Nevertheless, in most cases, the market eventually reaches equilibrium, and this is another reason why we expect the pound to fall. While major players are buying, speculators are selling.
A dull Monday and exciting movements
The new trading week started, and guess what? Right, with another strengthening of the British currency. Yes, the upward movement is not strong, but it is still an upward movement that is once again not based on anything. Obviously, there were no significant events over the weekend and last night that could plant the idea of the need for further purchases in the minds of market participants. Therefore, we can only observe this illogical movement and speculate on when it might end.
On the 24-hour timeframe, it is clearly seen that the recent rise of the British pound still perfectly fits the definition of "correction." This means that it can end at any moment and the downward trend may resume. Yes, the correction turned out to be stronger than we expected, although initially, the pound could not correct upwards at all. But it turned out the way it did.
The second option is that we are witnessing a resumption of the global upward trend, but in this case, the pair should rise to at least the 31st level. We currently see no grounds for the pair's growth, and even less so for its growth to the 31st level. Therefore, theoretically, the pair can rise another 500-600 points, but there are no fundamental reasons for this.
On Monday, there are no important events planned in the UK or the US. Moreover, the UK's calendar for the entire week is empty. The pound can only count on macroeconomic support from across the ocean, but important events there are scheduled only for Friday. So, from Monday to Thursday, we will see the continuation of the unfounded upward movement, or traders will finally remember that the current movement is a correction.
The average volatility of the GBP/USD pair for the last 5 trading days as of November 26 is 83 points. For the pound/dollar pair, this value is considered "average." Therefore, on Monday, November 27, we expect movements within the range limited by the levels of 1.2518 and 1.2684. A reversal of the Heiken Ashi indicator back down will indicate a new phase of the downward correction, which may mark the beginning of a downward trend.
Nearest support levels:
S1 - 1.2573
S2 - 1.2512
S3 - 1.2451
Nearest resistance levels:
R1 - 1.2634
R2 - 1.2695
R3 - 1.2756
Trading recommendations:
The GBP/USD pair continues a new upward movement phase above the moving average.

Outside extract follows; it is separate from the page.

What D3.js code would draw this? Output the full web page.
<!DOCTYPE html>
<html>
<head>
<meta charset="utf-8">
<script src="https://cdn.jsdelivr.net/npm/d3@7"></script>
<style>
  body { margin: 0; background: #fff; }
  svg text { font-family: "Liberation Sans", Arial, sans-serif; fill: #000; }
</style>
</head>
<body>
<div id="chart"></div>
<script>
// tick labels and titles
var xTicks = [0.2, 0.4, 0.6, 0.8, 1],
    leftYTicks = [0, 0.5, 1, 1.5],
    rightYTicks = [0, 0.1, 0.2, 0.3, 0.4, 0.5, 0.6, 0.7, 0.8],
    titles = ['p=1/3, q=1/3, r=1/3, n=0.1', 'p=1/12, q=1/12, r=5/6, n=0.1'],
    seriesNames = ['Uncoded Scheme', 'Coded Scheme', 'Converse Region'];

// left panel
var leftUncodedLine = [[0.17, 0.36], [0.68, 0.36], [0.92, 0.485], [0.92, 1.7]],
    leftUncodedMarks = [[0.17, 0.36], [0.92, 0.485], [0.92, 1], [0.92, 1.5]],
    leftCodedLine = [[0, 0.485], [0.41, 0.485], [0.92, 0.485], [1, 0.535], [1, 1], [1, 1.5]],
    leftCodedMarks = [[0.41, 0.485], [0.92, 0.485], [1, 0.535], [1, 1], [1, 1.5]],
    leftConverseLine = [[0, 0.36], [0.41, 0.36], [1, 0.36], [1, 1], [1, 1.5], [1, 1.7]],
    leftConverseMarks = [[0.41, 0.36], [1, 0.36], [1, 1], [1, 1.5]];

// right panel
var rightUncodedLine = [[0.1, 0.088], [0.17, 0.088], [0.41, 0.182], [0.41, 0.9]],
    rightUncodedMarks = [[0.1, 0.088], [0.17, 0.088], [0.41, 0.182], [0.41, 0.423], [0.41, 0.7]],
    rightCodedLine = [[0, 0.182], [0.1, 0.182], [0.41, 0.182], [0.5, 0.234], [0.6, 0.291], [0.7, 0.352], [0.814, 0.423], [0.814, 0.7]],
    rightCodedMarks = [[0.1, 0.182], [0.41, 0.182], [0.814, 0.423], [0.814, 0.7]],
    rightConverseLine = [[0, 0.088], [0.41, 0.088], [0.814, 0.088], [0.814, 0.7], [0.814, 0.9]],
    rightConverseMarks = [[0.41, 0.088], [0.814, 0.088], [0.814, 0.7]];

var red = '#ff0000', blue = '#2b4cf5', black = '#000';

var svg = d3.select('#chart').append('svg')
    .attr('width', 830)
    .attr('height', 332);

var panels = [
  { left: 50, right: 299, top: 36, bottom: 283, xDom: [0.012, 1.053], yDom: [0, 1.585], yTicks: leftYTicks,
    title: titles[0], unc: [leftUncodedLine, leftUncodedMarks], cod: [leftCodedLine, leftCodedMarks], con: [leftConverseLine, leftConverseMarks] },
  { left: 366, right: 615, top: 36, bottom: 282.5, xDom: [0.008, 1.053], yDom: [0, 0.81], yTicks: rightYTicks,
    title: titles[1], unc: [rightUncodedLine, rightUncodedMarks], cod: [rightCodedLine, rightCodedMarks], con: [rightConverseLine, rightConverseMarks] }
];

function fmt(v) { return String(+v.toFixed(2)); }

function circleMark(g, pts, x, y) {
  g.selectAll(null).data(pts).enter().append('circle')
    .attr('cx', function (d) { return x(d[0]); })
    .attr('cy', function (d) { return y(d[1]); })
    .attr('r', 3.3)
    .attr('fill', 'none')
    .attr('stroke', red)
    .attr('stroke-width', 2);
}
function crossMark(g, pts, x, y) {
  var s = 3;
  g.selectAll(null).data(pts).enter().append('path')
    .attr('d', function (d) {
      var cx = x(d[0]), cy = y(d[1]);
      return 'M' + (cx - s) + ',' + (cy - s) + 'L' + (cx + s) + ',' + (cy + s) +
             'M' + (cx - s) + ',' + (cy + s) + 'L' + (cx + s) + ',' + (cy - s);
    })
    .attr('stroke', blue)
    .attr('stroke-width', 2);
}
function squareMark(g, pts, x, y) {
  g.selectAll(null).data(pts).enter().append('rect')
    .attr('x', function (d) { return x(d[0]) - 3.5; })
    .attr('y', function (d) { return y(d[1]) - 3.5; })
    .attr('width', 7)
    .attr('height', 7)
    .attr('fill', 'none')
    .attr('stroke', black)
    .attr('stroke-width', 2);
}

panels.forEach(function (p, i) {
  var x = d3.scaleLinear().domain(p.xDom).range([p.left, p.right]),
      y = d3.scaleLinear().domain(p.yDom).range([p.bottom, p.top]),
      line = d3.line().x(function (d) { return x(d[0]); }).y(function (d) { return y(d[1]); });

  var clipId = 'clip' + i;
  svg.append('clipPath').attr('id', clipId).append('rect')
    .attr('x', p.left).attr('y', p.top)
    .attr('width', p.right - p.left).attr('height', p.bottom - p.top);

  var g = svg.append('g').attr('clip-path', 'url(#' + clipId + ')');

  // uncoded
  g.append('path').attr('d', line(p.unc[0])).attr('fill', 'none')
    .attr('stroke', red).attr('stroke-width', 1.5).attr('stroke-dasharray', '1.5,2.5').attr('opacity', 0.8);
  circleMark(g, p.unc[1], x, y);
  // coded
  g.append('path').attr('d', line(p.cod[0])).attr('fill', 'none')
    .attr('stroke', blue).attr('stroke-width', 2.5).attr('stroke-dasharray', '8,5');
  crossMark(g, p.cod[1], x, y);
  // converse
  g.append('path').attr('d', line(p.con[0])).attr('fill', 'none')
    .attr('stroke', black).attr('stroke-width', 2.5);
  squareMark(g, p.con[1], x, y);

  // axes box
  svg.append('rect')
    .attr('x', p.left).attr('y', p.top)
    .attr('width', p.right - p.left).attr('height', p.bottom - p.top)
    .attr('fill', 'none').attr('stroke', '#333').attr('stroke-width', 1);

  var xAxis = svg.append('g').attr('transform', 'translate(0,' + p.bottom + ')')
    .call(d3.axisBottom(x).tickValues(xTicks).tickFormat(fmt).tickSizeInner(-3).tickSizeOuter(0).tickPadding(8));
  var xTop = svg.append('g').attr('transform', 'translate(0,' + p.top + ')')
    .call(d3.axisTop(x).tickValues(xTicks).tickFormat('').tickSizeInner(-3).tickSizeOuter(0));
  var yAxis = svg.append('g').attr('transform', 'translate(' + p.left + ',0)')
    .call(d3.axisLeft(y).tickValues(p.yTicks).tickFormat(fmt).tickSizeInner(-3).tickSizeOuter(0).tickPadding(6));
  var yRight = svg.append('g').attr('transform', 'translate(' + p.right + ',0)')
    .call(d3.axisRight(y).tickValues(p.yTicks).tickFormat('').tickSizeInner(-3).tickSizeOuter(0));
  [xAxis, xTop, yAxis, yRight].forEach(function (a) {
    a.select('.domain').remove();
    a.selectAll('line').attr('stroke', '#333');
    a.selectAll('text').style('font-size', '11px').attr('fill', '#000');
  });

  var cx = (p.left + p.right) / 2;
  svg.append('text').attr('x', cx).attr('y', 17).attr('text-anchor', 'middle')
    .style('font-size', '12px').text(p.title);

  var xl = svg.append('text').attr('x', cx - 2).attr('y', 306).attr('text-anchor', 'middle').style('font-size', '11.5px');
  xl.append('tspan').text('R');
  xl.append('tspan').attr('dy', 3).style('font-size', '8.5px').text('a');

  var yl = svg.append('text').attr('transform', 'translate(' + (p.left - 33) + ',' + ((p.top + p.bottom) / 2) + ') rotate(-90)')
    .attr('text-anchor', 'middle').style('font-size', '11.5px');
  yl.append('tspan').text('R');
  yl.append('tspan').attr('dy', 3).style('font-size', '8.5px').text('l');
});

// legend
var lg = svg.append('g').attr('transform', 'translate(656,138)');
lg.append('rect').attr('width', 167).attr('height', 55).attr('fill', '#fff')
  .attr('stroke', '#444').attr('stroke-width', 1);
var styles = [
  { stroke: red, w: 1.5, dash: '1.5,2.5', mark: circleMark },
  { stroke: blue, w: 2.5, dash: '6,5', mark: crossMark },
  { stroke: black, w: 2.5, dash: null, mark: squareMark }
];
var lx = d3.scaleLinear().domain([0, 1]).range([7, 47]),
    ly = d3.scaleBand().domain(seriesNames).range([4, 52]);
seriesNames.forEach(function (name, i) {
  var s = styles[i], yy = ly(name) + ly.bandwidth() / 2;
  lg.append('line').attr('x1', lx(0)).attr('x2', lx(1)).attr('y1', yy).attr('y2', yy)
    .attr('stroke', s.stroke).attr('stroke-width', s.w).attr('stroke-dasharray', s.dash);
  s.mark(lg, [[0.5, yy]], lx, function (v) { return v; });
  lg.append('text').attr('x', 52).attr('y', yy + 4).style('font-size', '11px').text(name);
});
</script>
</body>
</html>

Short positions can be opened with targets at 1.2451 and 1.2390 if the price consolidates below the moving average. Long positions can technically be considered since the price is above the moving average, with targets at 1.2634 and 1.2695. However, the triple overbought condition of the CCI indicator still suggests the danger of opening such deals.
Explanations for the illustrations:
Linear regression channels - help determine the current trend. If both are directed in the same direction, it means the trend is currently strong.
The moving average line (settings 20.0, smoothed) - determines the short-term trend and direction in which trading should be conducted.
Murray levels - target levels for movements and corrections.
Volatility levels (red lines) - the probable price channel in which the pair will spend the next day, based on current volatility indicators.
CCI indicator - its entry into the oversold area (below -250) or overbought area (above +250) indicates that a trend reversal in the opposite direction is approaching.